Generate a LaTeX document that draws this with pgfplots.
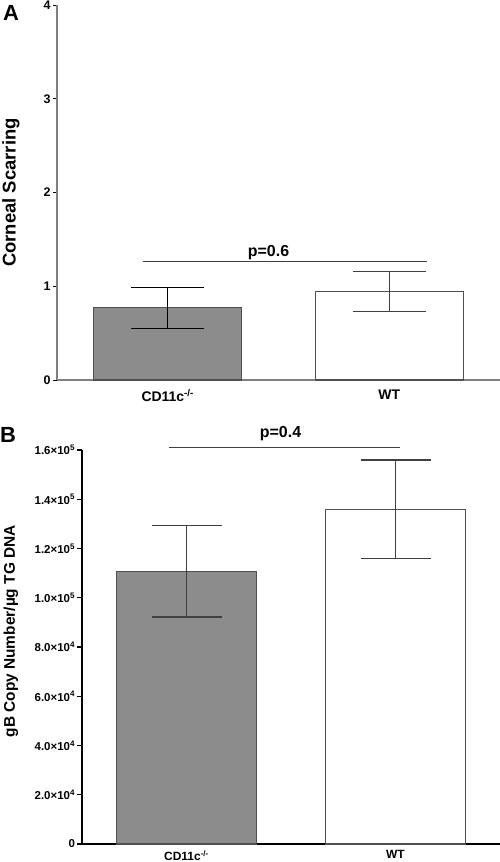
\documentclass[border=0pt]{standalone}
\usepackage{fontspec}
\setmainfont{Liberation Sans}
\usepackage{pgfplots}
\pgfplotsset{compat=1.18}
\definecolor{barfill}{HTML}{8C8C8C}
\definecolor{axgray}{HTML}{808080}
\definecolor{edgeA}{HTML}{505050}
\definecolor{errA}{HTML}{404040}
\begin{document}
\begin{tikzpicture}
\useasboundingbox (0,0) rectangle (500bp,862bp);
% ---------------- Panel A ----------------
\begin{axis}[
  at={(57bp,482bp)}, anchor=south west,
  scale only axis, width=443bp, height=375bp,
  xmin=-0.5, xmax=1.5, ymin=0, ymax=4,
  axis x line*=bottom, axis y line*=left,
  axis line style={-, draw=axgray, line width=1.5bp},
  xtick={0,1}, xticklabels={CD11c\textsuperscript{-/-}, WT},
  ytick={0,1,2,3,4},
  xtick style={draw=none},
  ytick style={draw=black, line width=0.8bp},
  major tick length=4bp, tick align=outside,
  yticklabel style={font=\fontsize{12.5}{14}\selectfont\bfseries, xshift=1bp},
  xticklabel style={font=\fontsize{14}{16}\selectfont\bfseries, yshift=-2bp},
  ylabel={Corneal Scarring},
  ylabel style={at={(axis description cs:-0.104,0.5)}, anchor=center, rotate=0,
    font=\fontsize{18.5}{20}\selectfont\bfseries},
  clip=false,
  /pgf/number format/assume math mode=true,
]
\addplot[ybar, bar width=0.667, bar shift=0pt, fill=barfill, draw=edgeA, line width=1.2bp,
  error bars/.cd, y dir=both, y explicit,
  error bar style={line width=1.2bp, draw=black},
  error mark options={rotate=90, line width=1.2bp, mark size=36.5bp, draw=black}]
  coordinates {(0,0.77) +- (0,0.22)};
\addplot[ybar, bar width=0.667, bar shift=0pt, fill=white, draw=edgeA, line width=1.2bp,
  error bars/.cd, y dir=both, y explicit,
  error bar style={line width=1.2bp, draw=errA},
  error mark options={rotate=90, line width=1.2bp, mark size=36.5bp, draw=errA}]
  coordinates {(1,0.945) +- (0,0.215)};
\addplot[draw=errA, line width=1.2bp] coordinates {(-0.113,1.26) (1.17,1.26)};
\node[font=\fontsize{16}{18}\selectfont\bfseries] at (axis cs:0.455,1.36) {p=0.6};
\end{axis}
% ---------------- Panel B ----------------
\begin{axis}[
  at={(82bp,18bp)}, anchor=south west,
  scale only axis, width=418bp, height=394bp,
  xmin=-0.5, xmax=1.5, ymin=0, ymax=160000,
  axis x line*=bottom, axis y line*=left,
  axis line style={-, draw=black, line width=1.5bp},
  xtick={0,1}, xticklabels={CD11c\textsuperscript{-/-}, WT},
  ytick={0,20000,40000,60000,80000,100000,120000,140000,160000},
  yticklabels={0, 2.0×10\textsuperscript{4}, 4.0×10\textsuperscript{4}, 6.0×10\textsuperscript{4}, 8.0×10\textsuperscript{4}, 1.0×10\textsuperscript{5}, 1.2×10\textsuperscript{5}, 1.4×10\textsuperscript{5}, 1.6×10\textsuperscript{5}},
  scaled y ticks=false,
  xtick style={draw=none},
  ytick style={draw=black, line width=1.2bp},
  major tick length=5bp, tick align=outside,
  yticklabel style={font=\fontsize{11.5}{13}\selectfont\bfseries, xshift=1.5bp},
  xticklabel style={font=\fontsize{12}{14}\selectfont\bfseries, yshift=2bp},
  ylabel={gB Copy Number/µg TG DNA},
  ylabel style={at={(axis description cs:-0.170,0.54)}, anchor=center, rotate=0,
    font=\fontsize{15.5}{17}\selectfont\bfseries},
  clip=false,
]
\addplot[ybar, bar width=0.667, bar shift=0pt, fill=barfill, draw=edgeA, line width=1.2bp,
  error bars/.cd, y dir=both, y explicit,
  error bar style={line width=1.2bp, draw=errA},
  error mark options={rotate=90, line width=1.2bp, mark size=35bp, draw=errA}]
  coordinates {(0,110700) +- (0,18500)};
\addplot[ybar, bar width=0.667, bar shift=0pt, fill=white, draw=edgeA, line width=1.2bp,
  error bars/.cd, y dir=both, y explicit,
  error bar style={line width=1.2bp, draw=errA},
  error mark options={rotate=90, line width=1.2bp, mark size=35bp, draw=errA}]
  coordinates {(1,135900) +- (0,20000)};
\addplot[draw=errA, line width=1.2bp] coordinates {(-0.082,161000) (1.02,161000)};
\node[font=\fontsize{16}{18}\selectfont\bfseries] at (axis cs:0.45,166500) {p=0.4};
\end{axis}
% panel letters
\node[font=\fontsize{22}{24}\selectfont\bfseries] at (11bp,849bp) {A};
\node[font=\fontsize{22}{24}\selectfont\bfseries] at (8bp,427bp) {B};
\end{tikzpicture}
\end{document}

────────────────────────────────────────

- [WHAT THE EXERCISE ASKS]
Print the full listing exactly, dropping the pictures.

- [RESULT BELOW]
Generate a LaTeX document that draws this with pgfplots.
\documentclass[border=0pt]{standalone}
\usepackage{fontspec}
\setmainfont{Liberation Sans}
\usepackage{pgfplots}
\pgfplotsset{compat=1.18}
\definecolor{barfill}{HTML}{8C8C8C}
\definecolor{axgray}{HTML}{808080}
\definecolor{edgeA}{HTML}{505050}
\definecolor{errA}{HTML}{404040}
\begin{document}
\begin{tikzpicture}
\useasboundingbox (0,0) rectangle (500bp,862bp);
% ---------------- Panel A ----------------
\begin{axis}[
  at={(57bp,482bp)}, anchor=south west,
  scale only axis, width=443bp, height=375bp,
  xmin=-0.5, xmax=1.5, ymin=0, ymax=4,
  axis x line*=bottom, axis y line*=left,
  axis line style={-, draw=axgray, line width=1.5bp},
  xtick={0,1}, xticklabels={CD11c\textsuperscript{-/-}, WT},
  ytick={0,1,2,3,4},
  xtick style={draw=none},
  ytick style={draw=black, line width=0.8bp},
  major tick length=4bp, tick align=outside,
  yticklabel style={font=\fontsize{12.5}{14}\selectfont\bfseries, xshift=1bp},
  xticklabel style={font=\fontsize{14}{16}\selectfont\bfseries, yshift=-2bp},
  ylabel={Corneal Scarring},
  ylabel style={at={(axis description cs:-0.104,0.5)}, anchor=center, rotate=0,
    font=\fontsize{18.5}{20}\selectfont\bfseries},
  clip=false,
  /pgf/number format/assume math mode=true,
]
\addplot[ybar, bar width=0.667, bar shift=0pt, fill=barfill, draw=edgeA, line width=1.2bp,
  error bars/.cd, y dir=both, y explicit,
  error bar style={line width=1.2bp, draw=black},
  error mark options={rotate=90, line width=1.2bp, mark size=36.5bp, draw=black}]
  coordinates {(0,0.77) +- (0,0.22)};
\addplot[ybar, bar width=0.667, bar shift=0pt, fill=white, draw=edgeA, line width=1.2bp,
  error bars/.cd, y dir=both, y explicit,
  error bar style={line width=1.2bp, draw=errA},
  error mark options={rotate=90, line width=1.2bp, mark size=36.5bp, draw=errA}]
  coordinates {(1,0.945) +- (0,0.215)};
\addplot[draw=errA, line width=1.2bp] coordinates {(-0.113,1.26) (1.17,1.26)};
\node[font=\fontsize{16}{18}\selectfont\bfseries] at (axis cs:0.455,1.36) {p=0.6};
\end{axis}
% ---------------- Panel B ----------------
\begin{axis}[
  at={(82bp,18bp)}, anchor=south west,
  scale only axis, width=418bp, height=394bp,
  xmin=-0.5, xmax=1.5, ymin=0, ymax=160000,
  axis x line*=bottom, axis y line*=left,
  axis line style={-, draw=black, line width=1.5bp},
  xtick={0,1}, xticklabels={CD11c\textsuperscript{-/-}, WT},
  ytick={0,20000,40000,60000,80000,100000,120000,140000,160000},
  yticklabels={0, 2.0×10\textsuperscript{4}, 4.0×10\textsuperscript{4}, 6.0×10\textsuperscript{4}, 8.0×10\textsuperscript{4}, 1.0×10\textsuperscript{5}, 1.2×10\textsuperscript{5}, 1.4×10\textsuperscript{5}, 1.6×10\textsuperscript{5}},
  scaled y ticks=false,
  xtick style={draw=none},
  ytick style={draw=black, line width=1.2bp},
  major tick length=5bp, tick align=outside,
  yticklabel style={font=\fontsize{11.5}{13}\selectfont\bfseries, xshift=1.5bp},
  xticklabel style={font=\fontsize{12}{14}\selectfont\bfseries, yshift=2bp},
  ylabel={gB Copy Number/µg TG DNA},
  ylabel style={at={(axis description cs:-0.170,0.54)}, anchor=center, rotate=0,
    font=\fontsize{15.5}{17}\selectfont\bfseries},
  clip=false,
]
\addplot[ybar, bar width=0.667, bar shift=0pt, fill=barfill, draw=edgeA, line width=1.2bp,
  error bars/.cd, y dir=both, y explicit,
  error bar style={line width=1.2bp, draw=errA},
  error mark options={rotate=90, line width=1.2bp, mark size=35bp, draw=errA}]
  coordinates {(0,110700) +- (0,18500)};
\addplot[ybar, bar width=0.667, bar shift=0pt, fill=white, draw=edgeA, line width=1.2bp,
  error bars/.cd, y dir=both, y explicit,
  error bar style={line width=1.2bp, draw=errA},
  error mark options={rotate=90, line width=1.2bp, mark size=35bp, draw=errA}]
  coordinates {(1,135900) +- (0,20000)};
\addplot[draw=errA, line width=1.2bp] coordinates {(-0.082,161000) (1.02,161000)};
\node[font=\fontsize{16}{18}\selectfont\bfseries] at (axis cs:0.45,166500) {p=0.4};
\end{axis}
% panel letters
\node[font=\fontsize{22}{24}\selectfont\bfseries] at (11bp,849bp) {A};
\node[font=\fontsize{22}{24}\selectfont\bfseries] at (8bp,427bp) {B};
\end{tikzpicture}
\end{document}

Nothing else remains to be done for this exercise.